Targeting von Willebrand Factor to Model Disease in Human Pluripotent Stem Cells
The disclosed technology offers a CRISPR-Cas9 generated, isogenic hPSC-EC in-vitro model for studying disease dynamics and therapeutic candidates for VWF-deficient diseases such as Von Willebrand disease (VWD).
What is the Problem?
Von Willebrand disease (VWD) is a blood disorder in which patients have diminished expression or function of von Willebrand factor (VWF). VWF is a blood-clotting protein and low expression can lead to reduced blood clotting ability in patients. Methods of studying VWD and its potential therapeutics are currently limited to VWF knockout animal models and VWF-deficient human donor EC models. These methods are limited by the high degree of variability between donor cell populations, and the low tolerance of passage that the cells have in culture.
What is the Solution?
The solution is the disclosed technology that offers a CRISPR-Cas9 generated, isogenic hPSC-EC in-vitro model for studying disease dynamics and therapeutic candidates for VWF-deficient diseases, such as VWD. This innovation provides an isogenic VWF hPSC-EC cell line proven to be an accurate model for assessing the efficacy of new therapeutics in VWF-deficient diseases. The model enables therapeutic efficacy studies through highly sensitive induction of VWF expression, increasing the clotting ability in patients with VWD.
What is the Competitive Advantage?
The competitive advantage of this technology lies in its ability to improve research methods for studying VWD and potential therapeutics.
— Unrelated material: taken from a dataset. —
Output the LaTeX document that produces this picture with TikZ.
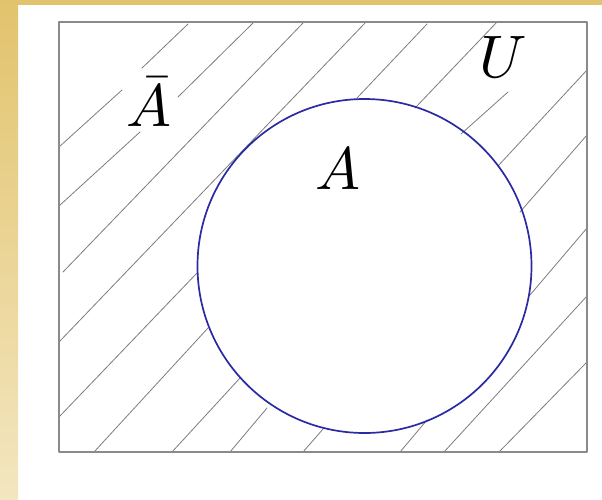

With a population prevalence of clinically relevant reduced VWF levels estimated to be approximately 1% in the United States, and high costs associated with treating severe VWD, this innovation has the potential to contribute to the development of more effective and cost-efficient treatments.The technology can be applied to a wide range of applications, including studying pathogenicity of VWF mutations, developing gene-edited hPSC-EC therapies, and investigating delayed-release formulations to prolong increased VWF levels in patients with VWD.